**Written instruction:** Identify the lines holding "LaTeX" and copy them.

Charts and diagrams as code
** Start **

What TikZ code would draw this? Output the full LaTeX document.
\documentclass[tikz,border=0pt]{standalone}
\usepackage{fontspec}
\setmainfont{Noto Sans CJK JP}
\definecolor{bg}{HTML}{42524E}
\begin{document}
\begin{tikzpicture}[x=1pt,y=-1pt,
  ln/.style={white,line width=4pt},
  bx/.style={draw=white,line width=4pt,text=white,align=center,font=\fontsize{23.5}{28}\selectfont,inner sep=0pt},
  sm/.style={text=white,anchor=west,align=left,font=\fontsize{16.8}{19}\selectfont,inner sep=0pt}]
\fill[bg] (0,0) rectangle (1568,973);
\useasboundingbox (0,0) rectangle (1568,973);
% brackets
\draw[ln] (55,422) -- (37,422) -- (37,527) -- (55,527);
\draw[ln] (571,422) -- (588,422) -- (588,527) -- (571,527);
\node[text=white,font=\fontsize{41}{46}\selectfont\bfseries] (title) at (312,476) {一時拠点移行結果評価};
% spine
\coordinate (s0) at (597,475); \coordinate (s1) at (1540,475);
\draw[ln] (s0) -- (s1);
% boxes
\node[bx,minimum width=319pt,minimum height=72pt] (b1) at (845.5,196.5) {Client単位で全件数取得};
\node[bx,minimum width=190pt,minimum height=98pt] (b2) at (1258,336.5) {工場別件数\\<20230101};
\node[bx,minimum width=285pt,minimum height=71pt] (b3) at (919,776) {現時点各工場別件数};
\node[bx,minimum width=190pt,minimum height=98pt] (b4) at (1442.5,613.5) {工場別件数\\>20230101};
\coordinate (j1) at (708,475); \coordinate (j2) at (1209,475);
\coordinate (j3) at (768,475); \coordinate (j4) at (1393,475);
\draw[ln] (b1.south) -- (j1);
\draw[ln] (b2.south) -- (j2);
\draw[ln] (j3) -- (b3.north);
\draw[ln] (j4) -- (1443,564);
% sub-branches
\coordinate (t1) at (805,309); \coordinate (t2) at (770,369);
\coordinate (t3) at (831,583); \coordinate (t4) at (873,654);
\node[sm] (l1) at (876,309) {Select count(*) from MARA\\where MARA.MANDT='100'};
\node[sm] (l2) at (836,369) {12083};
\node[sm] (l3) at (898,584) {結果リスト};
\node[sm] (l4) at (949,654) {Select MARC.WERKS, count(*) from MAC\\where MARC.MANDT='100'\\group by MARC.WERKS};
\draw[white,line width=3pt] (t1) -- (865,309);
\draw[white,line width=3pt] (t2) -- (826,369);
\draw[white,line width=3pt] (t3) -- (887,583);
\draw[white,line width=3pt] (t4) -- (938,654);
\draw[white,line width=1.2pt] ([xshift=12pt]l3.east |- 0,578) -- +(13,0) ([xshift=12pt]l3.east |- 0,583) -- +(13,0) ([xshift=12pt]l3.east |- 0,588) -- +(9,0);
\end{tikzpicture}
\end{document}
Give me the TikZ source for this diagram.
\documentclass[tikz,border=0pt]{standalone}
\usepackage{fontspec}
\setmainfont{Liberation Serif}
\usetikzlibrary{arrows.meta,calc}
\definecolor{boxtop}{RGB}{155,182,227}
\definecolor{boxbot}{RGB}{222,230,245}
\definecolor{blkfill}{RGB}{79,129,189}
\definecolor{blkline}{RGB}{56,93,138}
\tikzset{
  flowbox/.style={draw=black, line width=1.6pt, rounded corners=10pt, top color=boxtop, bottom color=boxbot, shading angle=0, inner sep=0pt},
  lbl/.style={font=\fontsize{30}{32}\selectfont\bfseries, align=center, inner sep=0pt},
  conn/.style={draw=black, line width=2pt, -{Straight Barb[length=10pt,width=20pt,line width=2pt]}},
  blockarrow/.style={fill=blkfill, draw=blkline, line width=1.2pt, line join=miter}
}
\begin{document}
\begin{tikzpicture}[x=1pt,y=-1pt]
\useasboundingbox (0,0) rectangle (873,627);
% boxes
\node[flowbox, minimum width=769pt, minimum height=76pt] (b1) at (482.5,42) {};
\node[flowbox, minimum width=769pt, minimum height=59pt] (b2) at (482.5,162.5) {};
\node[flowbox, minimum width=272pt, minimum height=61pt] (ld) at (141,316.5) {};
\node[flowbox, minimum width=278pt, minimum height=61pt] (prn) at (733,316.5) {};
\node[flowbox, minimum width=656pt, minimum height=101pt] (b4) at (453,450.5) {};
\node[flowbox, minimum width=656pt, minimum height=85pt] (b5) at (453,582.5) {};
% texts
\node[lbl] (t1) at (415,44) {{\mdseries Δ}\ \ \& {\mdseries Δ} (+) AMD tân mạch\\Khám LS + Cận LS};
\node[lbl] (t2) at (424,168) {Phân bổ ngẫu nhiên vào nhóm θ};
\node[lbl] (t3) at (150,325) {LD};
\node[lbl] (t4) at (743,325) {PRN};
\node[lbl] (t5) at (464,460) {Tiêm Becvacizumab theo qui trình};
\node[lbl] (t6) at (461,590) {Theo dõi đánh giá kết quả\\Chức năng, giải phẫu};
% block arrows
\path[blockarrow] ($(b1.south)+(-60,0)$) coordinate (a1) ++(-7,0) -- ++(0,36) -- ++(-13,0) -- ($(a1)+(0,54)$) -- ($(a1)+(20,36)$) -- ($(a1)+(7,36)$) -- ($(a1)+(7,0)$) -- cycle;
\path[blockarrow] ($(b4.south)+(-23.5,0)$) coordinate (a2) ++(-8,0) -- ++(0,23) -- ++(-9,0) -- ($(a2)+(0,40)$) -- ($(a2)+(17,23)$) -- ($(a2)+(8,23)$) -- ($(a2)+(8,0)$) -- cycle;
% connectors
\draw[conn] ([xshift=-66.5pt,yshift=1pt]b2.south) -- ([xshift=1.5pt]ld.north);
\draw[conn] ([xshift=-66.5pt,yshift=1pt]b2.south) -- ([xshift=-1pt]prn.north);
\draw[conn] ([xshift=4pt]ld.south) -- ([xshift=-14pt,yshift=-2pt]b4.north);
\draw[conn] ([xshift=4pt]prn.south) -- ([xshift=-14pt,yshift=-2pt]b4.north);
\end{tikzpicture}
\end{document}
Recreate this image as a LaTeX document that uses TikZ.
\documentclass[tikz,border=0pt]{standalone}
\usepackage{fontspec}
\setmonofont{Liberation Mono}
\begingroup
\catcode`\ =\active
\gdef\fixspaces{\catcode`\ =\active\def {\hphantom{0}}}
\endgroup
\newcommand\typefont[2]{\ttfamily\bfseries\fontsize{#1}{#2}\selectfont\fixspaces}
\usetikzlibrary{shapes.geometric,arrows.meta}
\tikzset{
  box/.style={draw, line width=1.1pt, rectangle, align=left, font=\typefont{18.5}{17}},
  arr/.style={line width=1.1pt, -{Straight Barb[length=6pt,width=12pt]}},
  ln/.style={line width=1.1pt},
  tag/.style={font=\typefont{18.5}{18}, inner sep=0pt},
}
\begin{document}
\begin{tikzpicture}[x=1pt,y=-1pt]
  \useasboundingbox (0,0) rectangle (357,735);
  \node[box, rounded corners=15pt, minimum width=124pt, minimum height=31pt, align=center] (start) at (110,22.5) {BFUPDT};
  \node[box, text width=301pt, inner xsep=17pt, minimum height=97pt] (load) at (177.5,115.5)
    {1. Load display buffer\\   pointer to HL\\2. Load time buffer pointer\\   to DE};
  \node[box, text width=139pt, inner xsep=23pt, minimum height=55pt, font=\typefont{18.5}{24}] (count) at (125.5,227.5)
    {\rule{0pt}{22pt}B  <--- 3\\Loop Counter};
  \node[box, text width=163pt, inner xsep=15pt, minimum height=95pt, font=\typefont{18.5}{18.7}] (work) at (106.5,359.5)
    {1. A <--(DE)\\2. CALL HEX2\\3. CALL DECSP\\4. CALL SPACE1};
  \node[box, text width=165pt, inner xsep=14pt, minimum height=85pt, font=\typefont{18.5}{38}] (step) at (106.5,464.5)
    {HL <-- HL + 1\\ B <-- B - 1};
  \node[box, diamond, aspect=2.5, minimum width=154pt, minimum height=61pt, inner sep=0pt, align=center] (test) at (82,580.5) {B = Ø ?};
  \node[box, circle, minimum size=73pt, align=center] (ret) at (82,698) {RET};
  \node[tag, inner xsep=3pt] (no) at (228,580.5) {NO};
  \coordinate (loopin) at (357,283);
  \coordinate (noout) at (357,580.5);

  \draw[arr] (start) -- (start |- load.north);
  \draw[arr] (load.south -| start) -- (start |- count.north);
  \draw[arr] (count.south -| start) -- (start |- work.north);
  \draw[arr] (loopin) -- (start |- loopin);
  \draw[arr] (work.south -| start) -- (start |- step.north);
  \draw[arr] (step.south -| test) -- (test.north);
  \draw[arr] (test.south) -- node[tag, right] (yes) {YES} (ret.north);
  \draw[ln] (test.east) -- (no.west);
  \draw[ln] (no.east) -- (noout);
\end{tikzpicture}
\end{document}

** End **

**Final answer:**
What TikZ code would draw this? Output the full LaTeX document.
Recreate this image as a LaTeX document that uses TikZ.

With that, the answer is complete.